═════ Listed records ═════

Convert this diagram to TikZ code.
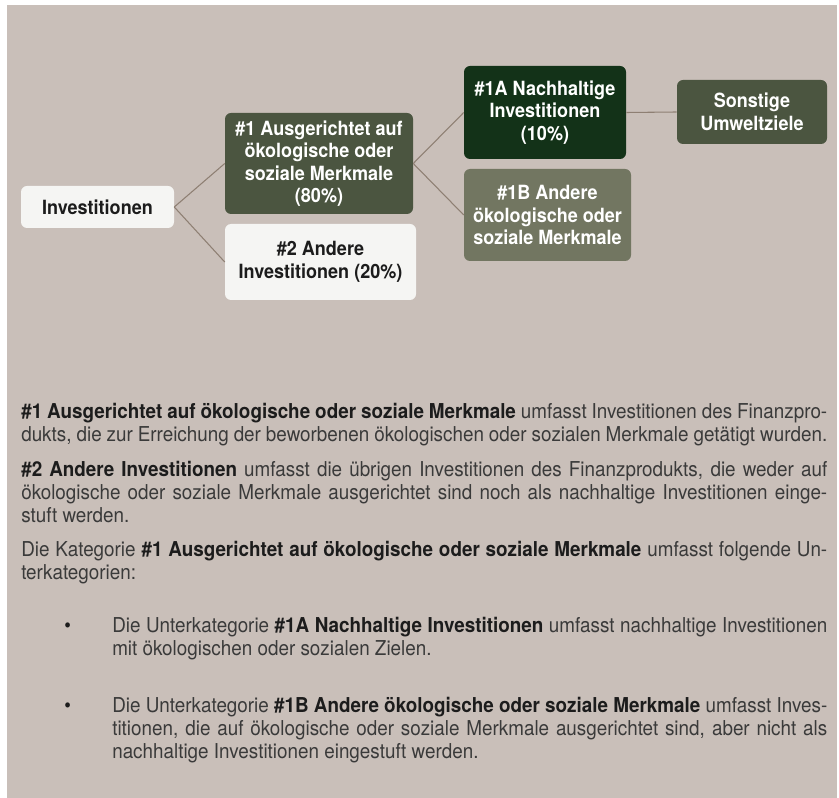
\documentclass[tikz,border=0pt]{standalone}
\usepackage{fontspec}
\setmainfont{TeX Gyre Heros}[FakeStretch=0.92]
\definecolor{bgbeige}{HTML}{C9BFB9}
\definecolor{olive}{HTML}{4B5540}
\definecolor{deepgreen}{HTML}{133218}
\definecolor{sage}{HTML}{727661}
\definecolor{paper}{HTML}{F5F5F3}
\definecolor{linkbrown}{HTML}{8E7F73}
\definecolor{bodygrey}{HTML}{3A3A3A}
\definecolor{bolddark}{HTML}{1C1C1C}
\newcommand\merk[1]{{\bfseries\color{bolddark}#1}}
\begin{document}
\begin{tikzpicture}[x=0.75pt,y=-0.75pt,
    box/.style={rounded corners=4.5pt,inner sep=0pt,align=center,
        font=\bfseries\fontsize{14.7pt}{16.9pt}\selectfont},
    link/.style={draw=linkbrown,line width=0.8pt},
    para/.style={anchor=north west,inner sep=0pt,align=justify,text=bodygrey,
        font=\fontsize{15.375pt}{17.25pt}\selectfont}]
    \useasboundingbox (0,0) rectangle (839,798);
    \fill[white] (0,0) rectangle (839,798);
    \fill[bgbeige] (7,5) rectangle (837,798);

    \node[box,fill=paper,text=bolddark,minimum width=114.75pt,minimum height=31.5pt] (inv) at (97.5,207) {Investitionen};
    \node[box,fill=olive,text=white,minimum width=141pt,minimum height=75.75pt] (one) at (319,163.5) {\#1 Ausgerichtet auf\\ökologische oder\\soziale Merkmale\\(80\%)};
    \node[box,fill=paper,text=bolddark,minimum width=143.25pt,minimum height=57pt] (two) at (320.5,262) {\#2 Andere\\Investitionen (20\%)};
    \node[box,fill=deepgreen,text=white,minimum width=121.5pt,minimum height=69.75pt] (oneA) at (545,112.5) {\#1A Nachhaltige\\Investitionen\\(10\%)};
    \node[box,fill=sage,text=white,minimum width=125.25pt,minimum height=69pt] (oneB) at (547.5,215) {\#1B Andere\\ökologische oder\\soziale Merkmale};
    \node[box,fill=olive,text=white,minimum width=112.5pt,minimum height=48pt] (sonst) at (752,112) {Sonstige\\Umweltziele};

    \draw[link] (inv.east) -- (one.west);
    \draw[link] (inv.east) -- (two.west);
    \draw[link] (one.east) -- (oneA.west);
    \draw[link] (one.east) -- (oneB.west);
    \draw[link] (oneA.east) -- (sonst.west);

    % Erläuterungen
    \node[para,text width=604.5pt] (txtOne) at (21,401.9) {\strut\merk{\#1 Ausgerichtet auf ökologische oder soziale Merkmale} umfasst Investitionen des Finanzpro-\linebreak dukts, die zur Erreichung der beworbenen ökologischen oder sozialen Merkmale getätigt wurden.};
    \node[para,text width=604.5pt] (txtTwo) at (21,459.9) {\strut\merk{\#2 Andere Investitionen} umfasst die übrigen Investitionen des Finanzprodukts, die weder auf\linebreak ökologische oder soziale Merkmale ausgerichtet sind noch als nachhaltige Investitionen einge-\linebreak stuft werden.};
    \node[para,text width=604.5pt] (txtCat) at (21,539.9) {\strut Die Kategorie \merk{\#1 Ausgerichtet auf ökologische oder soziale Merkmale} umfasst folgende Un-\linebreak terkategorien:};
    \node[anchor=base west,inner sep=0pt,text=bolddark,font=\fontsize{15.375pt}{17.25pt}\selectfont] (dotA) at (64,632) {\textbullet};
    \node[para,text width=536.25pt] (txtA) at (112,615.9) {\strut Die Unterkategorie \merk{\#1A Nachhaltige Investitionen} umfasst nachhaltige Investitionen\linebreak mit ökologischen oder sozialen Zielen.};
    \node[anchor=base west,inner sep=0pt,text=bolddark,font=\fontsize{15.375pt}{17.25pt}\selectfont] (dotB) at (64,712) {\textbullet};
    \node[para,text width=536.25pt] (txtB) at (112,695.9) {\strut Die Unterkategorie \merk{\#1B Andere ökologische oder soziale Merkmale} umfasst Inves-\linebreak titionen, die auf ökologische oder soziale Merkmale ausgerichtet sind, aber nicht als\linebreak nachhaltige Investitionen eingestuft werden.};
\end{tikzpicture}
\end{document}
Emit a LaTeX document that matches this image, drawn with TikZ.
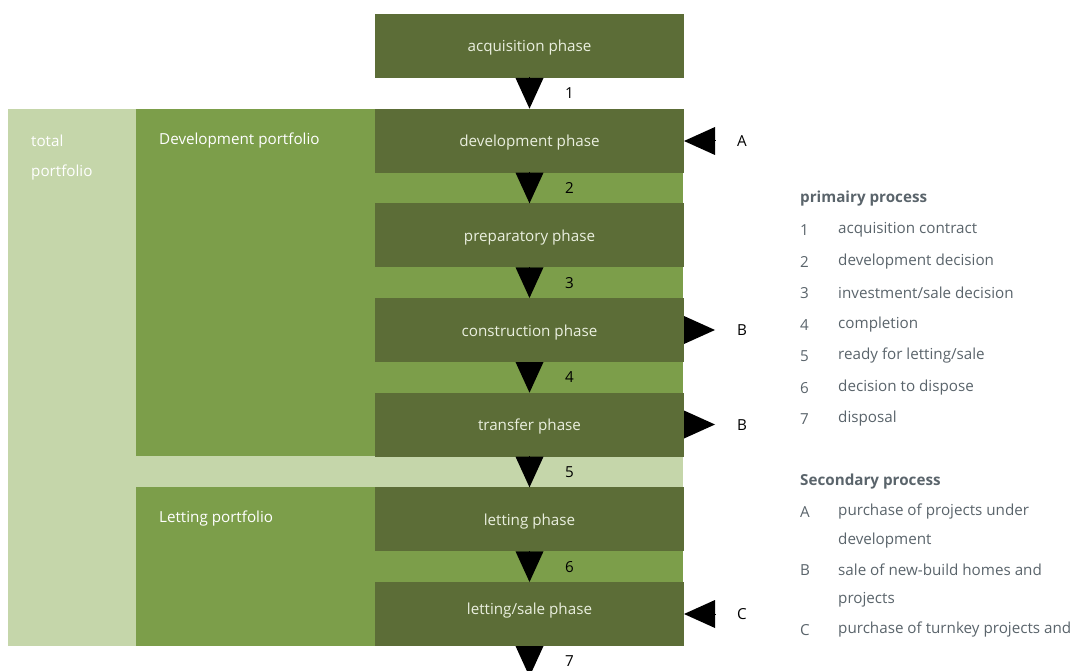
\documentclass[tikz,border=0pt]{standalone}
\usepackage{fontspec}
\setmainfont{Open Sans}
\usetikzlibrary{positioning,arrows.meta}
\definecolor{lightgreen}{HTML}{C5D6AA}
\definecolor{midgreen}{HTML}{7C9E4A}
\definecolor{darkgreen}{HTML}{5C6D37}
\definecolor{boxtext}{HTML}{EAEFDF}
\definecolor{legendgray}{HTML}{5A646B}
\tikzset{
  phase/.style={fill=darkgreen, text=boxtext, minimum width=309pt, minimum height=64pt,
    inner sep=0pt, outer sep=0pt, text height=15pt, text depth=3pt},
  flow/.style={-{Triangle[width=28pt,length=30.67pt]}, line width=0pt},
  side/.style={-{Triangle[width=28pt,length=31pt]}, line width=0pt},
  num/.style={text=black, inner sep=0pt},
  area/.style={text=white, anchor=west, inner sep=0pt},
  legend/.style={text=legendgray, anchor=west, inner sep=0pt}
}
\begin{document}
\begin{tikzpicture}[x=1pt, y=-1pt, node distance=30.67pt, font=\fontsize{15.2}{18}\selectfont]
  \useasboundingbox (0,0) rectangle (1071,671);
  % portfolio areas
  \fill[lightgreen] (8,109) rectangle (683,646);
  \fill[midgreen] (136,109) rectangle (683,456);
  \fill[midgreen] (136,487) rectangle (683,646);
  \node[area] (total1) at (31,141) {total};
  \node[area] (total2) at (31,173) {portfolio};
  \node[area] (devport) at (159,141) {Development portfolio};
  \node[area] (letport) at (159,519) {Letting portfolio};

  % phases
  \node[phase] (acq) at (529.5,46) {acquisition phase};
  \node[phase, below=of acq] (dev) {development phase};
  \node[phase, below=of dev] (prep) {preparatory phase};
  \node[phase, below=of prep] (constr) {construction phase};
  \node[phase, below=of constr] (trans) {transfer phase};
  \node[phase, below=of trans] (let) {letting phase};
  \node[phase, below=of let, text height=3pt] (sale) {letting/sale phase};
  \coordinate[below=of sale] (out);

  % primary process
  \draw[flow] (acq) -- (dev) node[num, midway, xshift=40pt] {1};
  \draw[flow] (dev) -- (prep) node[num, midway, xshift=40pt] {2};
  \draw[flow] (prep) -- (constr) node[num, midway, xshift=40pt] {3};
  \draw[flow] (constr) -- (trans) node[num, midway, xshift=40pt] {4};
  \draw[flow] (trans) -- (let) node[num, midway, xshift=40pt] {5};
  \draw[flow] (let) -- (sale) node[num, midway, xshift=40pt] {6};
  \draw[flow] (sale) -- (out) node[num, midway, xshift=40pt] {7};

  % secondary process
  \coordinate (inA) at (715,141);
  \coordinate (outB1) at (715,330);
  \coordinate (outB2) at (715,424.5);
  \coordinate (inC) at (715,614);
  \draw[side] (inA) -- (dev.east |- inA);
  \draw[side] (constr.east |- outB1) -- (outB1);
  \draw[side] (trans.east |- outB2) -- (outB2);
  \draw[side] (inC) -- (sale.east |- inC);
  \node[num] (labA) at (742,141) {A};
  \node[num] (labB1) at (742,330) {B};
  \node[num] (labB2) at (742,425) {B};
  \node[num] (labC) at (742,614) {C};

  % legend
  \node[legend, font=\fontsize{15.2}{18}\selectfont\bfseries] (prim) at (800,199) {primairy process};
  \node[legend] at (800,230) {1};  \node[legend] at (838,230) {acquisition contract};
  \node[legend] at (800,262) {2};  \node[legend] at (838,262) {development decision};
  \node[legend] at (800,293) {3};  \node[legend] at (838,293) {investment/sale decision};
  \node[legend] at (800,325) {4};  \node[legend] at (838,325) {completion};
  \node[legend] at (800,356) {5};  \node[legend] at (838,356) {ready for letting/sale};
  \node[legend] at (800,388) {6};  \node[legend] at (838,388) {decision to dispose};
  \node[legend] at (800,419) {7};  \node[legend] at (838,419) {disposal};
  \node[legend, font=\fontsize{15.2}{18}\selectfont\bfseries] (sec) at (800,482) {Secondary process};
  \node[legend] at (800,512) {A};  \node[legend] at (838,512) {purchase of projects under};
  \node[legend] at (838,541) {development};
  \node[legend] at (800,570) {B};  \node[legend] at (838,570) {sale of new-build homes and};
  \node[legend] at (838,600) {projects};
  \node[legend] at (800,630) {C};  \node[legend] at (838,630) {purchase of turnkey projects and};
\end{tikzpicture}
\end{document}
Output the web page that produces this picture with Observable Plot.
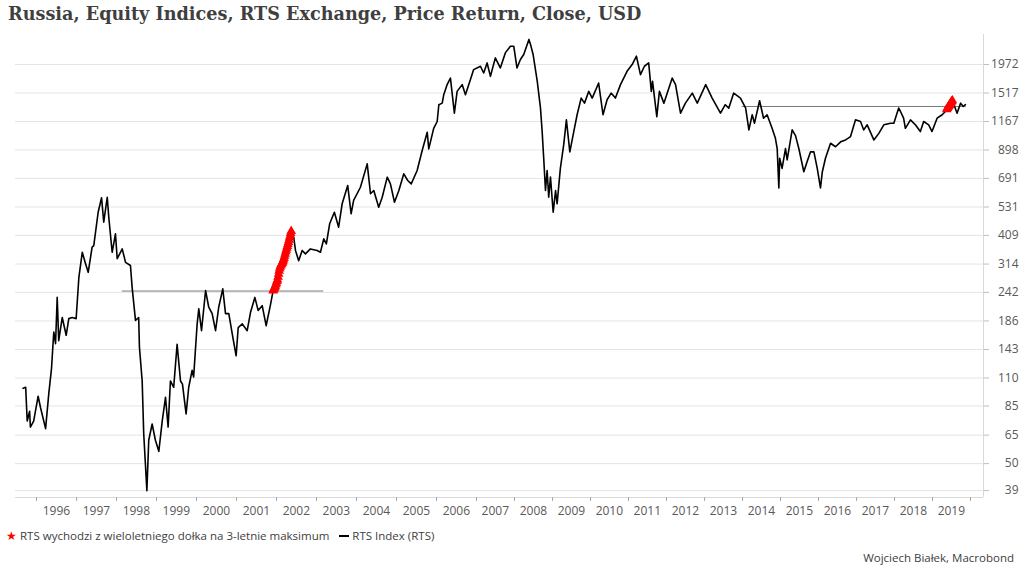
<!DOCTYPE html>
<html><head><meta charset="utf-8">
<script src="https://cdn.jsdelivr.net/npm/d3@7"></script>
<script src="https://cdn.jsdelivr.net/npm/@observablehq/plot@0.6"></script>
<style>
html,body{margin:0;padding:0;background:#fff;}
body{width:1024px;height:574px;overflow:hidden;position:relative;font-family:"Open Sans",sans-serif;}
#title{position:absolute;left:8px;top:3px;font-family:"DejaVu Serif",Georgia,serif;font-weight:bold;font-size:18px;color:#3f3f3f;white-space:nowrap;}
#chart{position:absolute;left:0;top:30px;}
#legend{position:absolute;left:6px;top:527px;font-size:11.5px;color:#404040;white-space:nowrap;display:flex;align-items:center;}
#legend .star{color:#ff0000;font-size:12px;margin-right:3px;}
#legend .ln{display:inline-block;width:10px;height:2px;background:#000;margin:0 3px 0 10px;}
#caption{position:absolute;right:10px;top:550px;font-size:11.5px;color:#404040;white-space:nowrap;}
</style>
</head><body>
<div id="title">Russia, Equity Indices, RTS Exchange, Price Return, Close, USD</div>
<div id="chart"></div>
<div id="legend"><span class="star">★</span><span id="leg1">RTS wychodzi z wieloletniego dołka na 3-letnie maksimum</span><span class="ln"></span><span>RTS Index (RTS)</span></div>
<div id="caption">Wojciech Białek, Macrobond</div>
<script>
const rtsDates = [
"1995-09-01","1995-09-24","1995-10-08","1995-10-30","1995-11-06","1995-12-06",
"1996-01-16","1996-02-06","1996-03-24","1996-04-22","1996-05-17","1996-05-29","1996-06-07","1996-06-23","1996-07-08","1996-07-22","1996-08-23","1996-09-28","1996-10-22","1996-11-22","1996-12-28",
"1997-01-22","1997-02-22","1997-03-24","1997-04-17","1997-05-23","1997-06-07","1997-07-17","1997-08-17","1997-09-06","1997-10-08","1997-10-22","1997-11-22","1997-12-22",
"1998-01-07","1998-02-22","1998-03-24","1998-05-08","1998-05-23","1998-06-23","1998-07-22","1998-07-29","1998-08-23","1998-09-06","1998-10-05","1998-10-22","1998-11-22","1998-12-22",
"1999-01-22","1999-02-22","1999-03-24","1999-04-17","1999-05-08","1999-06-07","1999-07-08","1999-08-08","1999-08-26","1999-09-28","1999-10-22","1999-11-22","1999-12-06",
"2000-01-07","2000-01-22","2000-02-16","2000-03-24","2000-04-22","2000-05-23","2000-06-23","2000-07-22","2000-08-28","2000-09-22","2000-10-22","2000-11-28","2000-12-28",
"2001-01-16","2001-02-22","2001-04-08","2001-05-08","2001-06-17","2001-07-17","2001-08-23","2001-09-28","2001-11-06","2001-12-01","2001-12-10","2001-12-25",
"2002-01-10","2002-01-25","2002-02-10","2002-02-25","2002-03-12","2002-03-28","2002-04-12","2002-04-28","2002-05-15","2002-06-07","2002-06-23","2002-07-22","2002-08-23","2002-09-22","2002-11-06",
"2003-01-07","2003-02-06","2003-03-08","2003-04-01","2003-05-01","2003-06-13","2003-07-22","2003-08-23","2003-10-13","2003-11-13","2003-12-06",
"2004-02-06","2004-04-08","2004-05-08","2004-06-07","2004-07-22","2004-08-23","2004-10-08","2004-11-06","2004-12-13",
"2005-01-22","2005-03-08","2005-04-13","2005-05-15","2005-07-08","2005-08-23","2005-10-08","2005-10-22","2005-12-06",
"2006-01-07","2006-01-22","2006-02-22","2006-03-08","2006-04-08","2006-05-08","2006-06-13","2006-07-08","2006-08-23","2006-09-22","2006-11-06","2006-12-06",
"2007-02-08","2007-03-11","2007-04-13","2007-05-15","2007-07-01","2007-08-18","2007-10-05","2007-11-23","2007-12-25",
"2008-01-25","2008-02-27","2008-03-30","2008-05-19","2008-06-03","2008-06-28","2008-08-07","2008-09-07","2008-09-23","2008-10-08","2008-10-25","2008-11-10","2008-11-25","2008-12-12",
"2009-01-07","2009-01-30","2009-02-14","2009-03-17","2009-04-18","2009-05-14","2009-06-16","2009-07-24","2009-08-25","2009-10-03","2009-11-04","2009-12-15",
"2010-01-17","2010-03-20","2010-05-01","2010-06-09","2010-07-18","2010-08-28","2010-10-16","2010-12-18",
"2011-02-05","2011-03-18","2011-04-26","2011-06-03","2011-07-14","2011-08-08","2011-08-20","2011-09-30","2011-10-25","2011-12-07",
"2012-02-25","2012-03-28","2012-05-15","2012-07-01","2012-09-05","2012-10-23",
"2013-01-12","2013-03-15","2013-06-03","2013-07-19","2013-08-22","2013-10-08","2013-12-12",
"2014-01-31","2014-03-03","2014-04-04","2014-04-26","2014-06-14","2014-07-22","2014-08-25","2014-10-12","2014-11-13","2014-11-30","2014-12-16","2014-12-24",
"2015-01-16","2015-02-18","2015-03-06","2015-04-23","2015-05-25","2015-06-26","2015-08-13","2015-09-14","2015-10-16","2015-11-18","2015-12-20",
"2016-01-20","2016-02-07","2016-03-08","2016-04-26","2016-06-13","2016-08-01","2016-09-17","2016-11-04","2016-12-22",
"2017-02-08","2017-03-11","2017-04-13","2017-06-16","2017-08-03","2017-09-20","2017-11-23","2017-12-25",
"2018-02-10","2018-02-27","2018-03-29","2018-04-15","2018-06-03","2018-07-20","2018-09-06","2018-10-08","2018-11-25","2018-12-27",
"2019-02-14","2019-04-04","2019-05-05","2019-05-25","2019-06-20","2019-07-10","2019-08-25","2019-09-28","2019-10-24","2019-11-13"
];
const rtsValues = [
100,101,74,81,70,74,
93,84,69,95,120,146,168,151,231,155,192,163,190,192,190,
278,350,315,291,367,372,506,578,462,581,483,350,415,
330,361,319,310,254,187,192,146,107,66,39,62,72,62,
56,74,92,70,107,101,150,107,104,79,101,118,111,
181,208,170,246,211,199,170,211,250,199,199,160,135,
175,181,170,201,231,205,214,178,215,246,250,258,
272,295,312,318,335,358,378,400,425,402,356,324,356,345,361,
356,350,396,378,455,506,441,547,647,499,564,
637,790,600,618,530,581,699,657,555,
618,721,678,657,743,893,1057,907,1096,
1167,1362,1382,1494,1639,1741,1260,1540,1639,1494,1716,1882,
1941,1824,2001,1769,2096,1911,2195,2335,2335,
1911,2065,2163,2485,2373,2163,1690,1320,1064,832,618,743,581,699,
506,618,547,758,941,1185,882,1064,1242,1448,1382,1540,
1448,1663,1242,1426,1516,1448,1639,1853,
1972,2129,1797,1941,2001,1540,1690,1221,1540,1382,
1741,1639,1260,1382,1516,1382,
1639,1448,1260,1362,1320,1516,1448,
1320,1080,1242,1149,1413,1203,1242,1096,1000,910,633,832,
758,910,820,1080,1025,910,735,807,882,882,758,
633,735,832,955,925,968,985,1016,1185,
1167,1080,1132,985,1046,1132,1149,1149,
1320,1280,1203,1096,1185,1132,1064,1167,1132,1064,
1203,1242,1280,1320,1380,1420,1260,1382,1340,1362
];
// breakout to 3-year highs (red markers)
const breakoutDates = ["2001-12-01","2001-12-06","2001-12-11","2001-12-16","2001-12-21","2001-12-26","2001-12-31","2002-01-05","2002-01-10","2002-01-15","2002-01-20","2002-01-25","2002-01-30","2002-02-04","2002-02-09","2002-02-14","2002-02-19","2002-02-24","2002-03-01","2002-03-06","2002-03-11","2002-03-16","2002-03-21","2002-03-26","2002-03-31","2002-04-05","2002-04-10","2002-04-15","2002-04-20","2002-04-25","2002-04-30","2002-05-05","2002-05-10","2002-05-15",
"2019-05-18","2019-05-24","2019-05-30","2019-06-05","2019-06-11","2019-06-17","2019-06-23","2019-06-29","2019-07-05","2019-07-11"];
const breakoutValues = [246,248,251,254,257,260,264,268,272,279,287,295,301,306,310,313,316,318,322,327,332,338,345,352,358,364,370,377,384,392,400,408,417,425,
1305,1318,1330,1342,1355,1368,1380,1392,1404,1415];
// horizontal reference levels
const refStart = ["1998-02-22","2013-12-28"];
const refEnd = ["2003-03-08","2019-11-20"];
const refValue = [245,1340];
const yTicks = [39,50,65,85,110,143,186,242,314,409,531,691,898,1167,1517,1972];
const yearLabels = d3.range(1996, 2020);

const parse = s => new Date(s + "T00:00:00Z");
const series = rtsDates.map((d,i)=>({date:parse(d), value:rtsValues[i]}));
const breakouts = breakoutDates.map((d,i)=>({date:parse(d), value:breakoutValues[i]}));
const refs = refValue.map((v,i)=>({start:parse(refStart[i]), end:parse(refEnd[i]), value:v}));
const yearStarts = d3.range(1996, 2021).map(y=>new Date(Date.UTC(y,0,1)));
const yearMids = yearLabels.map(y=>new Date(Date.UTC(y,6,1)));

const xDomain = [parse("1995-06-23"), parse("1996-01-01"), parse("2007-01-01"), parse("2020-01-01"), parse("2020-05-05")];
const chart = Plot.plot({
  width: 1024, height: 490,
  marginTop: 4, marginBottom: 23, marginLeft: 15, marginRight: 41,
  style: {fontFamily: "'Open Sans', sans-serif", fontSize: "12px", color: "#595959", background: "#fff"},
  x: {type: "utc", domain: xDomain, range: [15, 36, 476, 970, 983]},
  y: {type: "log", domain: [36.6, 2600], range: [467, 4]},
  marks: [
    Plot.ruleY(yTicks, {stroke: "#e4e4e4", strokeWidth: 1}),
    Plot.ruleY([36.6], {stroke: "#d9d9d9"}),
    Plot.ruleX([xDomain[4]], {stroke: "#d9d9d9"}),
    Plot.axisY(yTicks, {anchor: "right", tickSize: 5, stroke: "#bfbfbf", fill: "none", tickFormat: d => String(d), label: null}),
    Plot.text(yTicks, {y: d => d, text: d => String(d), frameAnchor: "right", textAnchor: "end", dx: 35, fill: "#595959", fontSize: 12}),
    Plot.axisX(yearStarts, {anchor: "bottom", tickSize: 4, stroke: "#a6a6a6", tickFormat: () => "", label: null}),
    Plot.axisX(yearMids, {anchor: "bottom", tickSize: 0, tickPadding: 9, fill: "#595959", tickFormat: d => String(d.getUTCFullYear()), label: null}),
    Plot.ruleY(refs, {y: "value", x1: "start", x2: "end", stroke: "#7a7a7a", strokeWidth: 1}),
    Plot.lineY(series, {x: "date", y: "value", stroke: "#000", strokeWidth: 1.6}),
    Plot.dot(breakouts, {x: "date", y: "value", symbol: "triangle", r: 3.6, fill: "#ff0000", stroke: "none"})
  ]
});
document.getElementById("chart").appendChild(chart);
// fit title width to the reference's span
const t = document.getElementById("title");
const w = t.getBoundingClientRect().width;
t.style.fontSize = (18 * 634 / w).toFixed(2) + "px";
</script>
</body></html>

═════

# Stated task:
Exactly restate the lines from the beginning of the data through the line with "width=112.5pt,minimum height=48pt] (sonst)", and no others, keeping pictures out.

# Written answer:
Convert this diagram to TikZ code.
\documentclass[tikz,border=0pt]{standalone}
\usepackage{fontspec}
\setmainfont{TeX Gyre Heros}[FakeStretch=0.92]
\definecolor{bgbeige}{HTML}{C9BFB9}
\definecolor{olive}{HTML}{4B5540}
\definecolor{deepgreen}{HTML}{133218}
\definecolor{sage}{HTML}{727661}
\definecolor{paper}{HTML}{F5F5F3}
\definecolor{linkbrown}{HTML}{8E7F73}
\definecolor{bodygrey}{HTML}{3A3A3A}
\definecolor{bolddark}{HTML}{1C1C1C}
\newcommand\merk[1]{{\bfseries\color{bolddark}#1}}
\begin{document}
\begin{tikzpicture}[x=0.75pt,y=-0.75pt,
    box/.style={rounded corners=4.5pt,inner sep=0pt,align=center,
        font=\bfseries\fontsize{14.7pt}{16.9pt}\selectfont},
    link/.style={draw=linkbrown,line width=0.8pt},
    para/.style={anchor=north west,inner sep=0pt,align=justify,text=bodygrey,
        font=\fontsize{15.375pt}{17.25pt}\selectfont}]
    \useasboundingbox (0,0) rectangle (839,798);
    \fill[white] (0,0) rectangle (839,798);
    \fill[bgbeige] (7,5) rectangle (837,798);

    \node[box,fill=paper,text=bolddark,minimum width=114.75pt,minimum height=31.5pt] (inv) at (97.5,207) {Investitionen};
    \node[box,fill=olive,text=white,minimum width=141pt,minimum height=75.75pt] (one) at (319,163.5) {\#1 Ausgerichtet auf\\ökologische oder\\soziale Merkmale\\(80\%)};
    \node[box,fill=paper,text=bolddark,minimum width=143.25pt,minimum height=57pt] (two) at (320.5,262) {\#2 Andere\\Investitionen (20\%)};
    \node[box,fill=deepgreen,text=white,minimum width=121.5pt,minimum height=69.75pt] (oneA) at (545,112.5) {\#1A Nachhaltige\\Investitionen\\(10\%)};
    \node[box,fill=sage,text=white,minimum width=125.25pt,minimum height=69pt] (oneB) at (547.5,215) {\#1B Andere\\ökologische oder\\soziale Merkmale};
    \node[box,fill=olive,text=white,minimum width=112.5pt,minimum height=48pt] (sonst) at (752,112) {Sonstige\\Umweltziele};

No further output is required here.